Ton ton Gérard’s complaint has been fully aired by Sky Sports: “Houllier also alluded to the comments he made last week, when he said he had been victimised by other managers due to his nationality after also coming in for
criticism from Sunderland boss Steve Bruce over the deal for Darren Bent.”
So Stevie Bruce got the hump over allegedly nicking his star striker behind his back because he’s French. You can just imagine his thought process: “I could have taken it if he’d been Welsh or Irish, poaching Benty, but the bugger’s French! That’s the last time I go on a P&O Ferry to Calais, I can tell yer! Portuguese or Moroccan even, but French!”
Gerry Houllier (time he Anglicised his name a bit), has also upset Ian Holloway the Blackpool boss for the “derisory” (according to Olly), offers for the Tangerines star midfielder Charlie Adam.
Obviously Olly is irked by Gerry’s preference for the Tower Eiffel over the tour that graces Blackpool’s seafront. No Reg Dixon in any ballroom on the Champs-Elyseés, eh Gerry? Olly may have wondered if the 2.5 Mill offered by Villa for Adam was going to be paid in defunct francs.
There’s been a lot of criticism of Houllier’s behaviour when it comes to “tapping up” other club’s players. The modus operandi seems to be to let players know that he is interested and then put in a bid.
In the case of Charlie Adam, it appears to have turned the player’s head as he has today submitted a transfer request presumably in response, even though his manager has called them (Villa) “a half arsed club that used to be famous” and “managed by a Frenchman”.
Olly didn’t actually say the last bit but we can assume that was what Houllier thought he heard Olly say. Accusing Bruce and Holloway of some kind of racism is not only foolish and uncalled for, but it typifies Houllier’s desperation to claw back some of the respect that he’s lost amongst his peers as well as the general public. I’m not sure what the translation is for “being a complete prat” but whatever it is (ce mec est vachement con works quite well … M Salut), then Houllier has shown himself to fit the bill. Until he mentioned it, my awareness of Houllier’s Gallic origins had dimmed to distant memory, in the same way that it probably had for Steve and Olly.
If he really thinks along these lines (and I suspect with some certainty that he does not), then Houllier should report both of them to the FA and see what they make of it. He’d look an even greater buffoon then. Tant pis!

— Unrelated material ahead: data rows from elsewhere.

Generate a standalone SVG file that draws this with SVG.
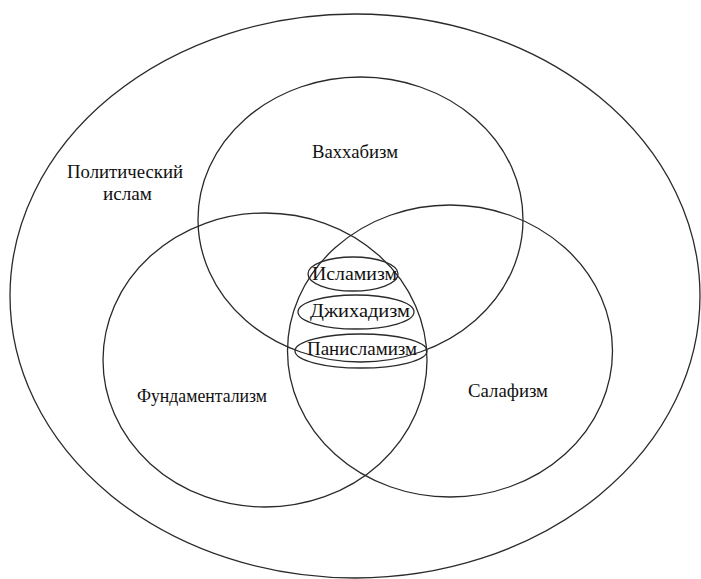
<svg xmlns="http://www.w3.org/2000/svg" width="701" height="579" viewBox="0 0 701 579">
<style>
.c{fill:none;stroke:#2a2a2a;stroke-width:1.3}
.t{font-family:'Liberation Serif','Times New Roman','DejaVu Serif',serif;font-size:19px;fill:#111;text-anchor:middle}
</style>
<rect width="701" height="579" fill="#fff"/>
<g id="political-islam">
<ellipse class="c" cx="355" cy="296" rx="345" ry="282"/>
<text class="t" x="125" y="178" textLength="116" lengthAdjust="spacingAndGlyphs">Политический</text>
<text class="t" x="127.5" y="200" textLength="49" lengthAdjust="spacingAndGlyphs">ислам</text>
</g>
<g id="wahhabism">
<ellipse class="c" cx="360.5" cy="219.5" rx="162.5" ry="142.5"/>
<text class="t" x="355" y="158" textLength="86" lengthAdjust="spacingAndGlyphs">Ваххабизм</text>
</g>
<g id="fundamentalism">
<ellipse class="c" cx="265" cy="360" rx="162" ry="147"/>
<text class="t" x="202" y="402" textLength="130" lengthAdjust="spacingAndGlyphs">Фундаментализм</text>
</g>
<g id="salafism">
<ellipse class="c" cx="450" cy="351" rx="162.5" ry="146"/>
<text class="t" x="508" y="397" textLength="80" lengthAdjust="spacingAndGlyphs">Салафизм</text>
</g>
<g id="islamism">
<ellipse class="c" cx="353" cy="274" rx="45" ry="17"/>
<text class="t" x="354.5" y="280" textLength="85" lengthAdjust="spacingAndGlyphs">Исламизм</text>
</g>
<g id="jihadism">
<ellipse class="c" cx="356" cy="312" rx="58" ry="17"/>
<text class="t" x="360" y="317" textLength="100" lengthAdjust="spacingAndGlyphs">Джихадизм</text>
</g>
<g id="panislamism">
<ellipse class="c" cx="361" cy="351" rx="66" ry="17"/>
<text class="t" x="362" y="355" textLength="110" lengthAdjust="spacingAndGlyphs">Панисламизм</text>
</g>
<g id="connectors"/>
</svg>
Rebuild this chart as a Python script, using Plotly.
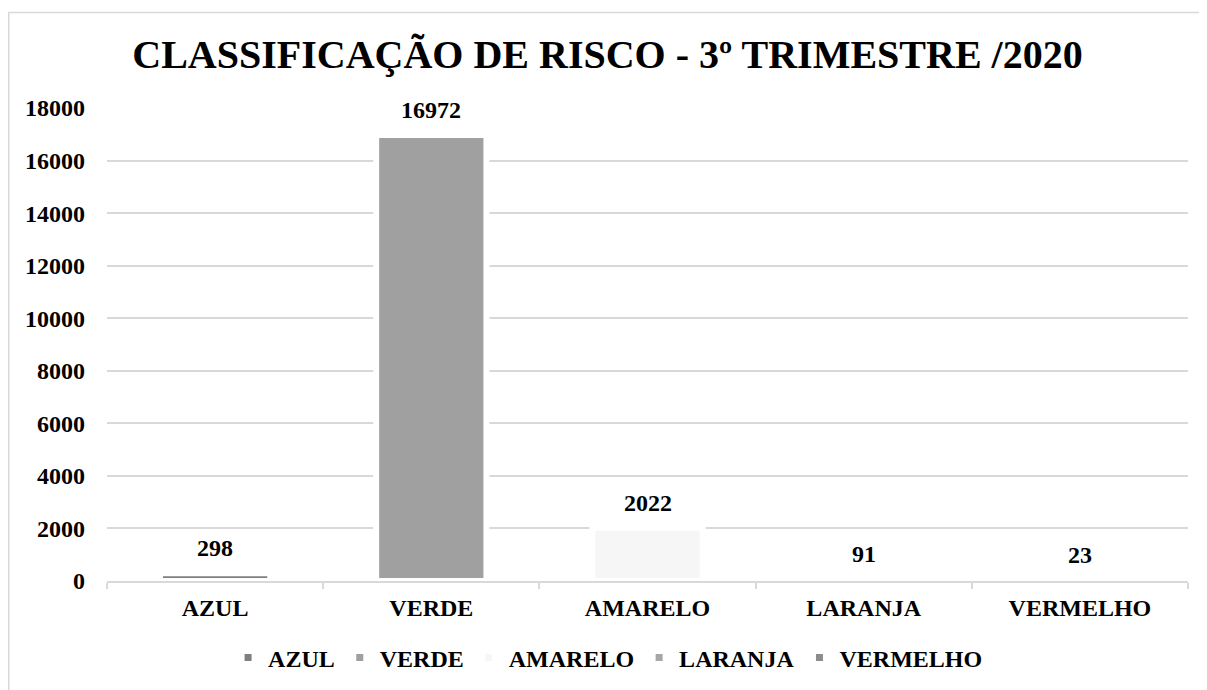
import plotly.graph_objects as go

categories = ["AZUL", "VERDE", "AMARELO", "LARANJA", "VERMELHO"]
values = [298, 16972, 2022, 91, 23]
colors = ["#7f7f7f", "#a0a0a0", "#f6f6f6", "#a6a6a6", "#8c8c8c"]
y_ticks = [0, 2000, 4000, 6000, 8000, 10000, 12000, 14000, 16000, 18000]
title_text = "CLASSIFICAÇÃO DE RISCO - 3º TRIMESTRE /2020"

FONT = "Liberation Serif, Times New Roman, serif"

W, H = 1199, 682
L, R, T, B = 99, 19, 100.3, 109.3
plot_h = H - T - B

fig = go.Figure()
for cat, val, col in zip(categories, values, colors):
    fig.add_trace(go.Bar(
        x=[cat], y=[val], name=cat,
        marker=dict(color=col, line=dict(color="white", width=6)),
        hoverinfo="x+y",
    ))

for cat, val in zip(categories, values):
    fig.add_annotation(
        x=cat, y=val, text=str(val), showarrow=False,
        yanchor="middle", yshift=25,
        font=dict(family=FONT, size=24, color="black", weight="bold"),
    )

fig.update_layout(
    width=W, height=H,
    margin=dict(l=L, r=R, t=T, b=B),
    paper_bgcolor="white", plot_bgcolor="white",
    barmode="overlay", bargap=0.49,
    title=dict(text=title_text, x=0.5, xanchor="center",
               y=1 - 45.5 / H, yanchor="middle",
               font=dict(family=FONT, size=40, color="black", weight="bold")),
    font=dict(family=FONT, color="black"),
    showlegend=True,
    legend=dict(orientation="h", x=0.112, xanchor="left",
                yref="container", y=1 - 650 / H, yanchor="middle",
                font=dict(family=FONT, size=24, color="black", weight="bold"),
                bgcolor="rgba(0,0,0,0)"),
    xaxis=dict(categoryorder="array", categoryarray=categories,
               showgrid=False, showline=True, linecolor="#d9d9d9", linewidth=1.5,
               ticks="outside", tickson="boundaries", ticklen=6,
               tickcolor="#d9d9d9", tickwidth=1.5,
               tickfont=dict(family=FONT, size=24, color="black", weight="bold"),
               ticklabelstandoff=4),
    yaxis=dict(range=[0, 18000], tickvals=y_ticks, tickformat="d",
               showgrid=True, gridcolor="#d9d9d9", gridwidth=1.5,
               zeroline=False, showline=False,
               tickfont=dict(family=FONT, size=24, color="black", weight="bold"),
               ticklabelstandoff=21),
    shapes=[dict(type="rect", xref="paper", yref="paper",
                 x0=(0.75 - L) / (W - L - R), x1=1.2,
                 y0=-0.5, y1=(H - B - 5) / plot_h,
                 line=dict(color="#d9d9d9", width=1.5), fillcolor="rgba(0,0,0,0)",
                 layer="below")],
)

fig.write_html("out.html")
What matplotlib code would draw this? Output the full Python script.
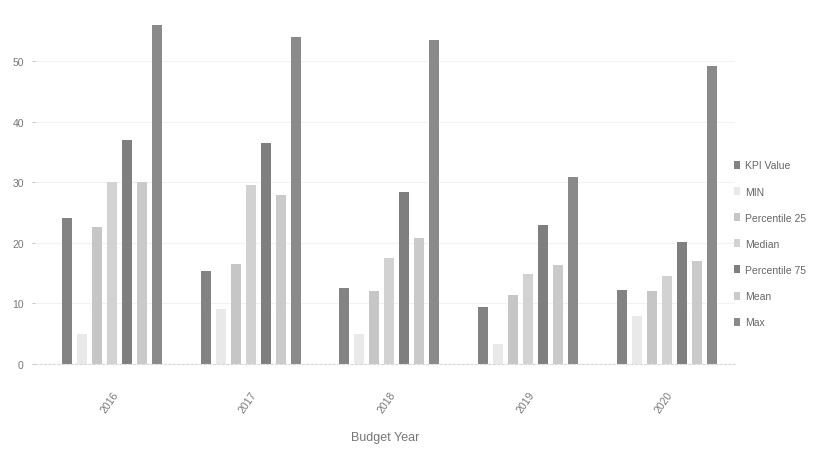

Houllier has been well out of order in his recent dealings, but the end result is that the coffers of Sunderland have already been swelled considerably and the same may be true of Blackpool when Adam departs, as he undoubtedly will. Olly has a lovely turn of phrase and sees his club as being just like his home.
“When my mum was running our house, when I was a kid, all the money was put into tins. She knew what was in every tin and I know how much I’ve got in my tin – that’s the way we’ll run this club.”
When Charlie Adam goes he might have to get a bigger tin. “Merci bien Gérard!”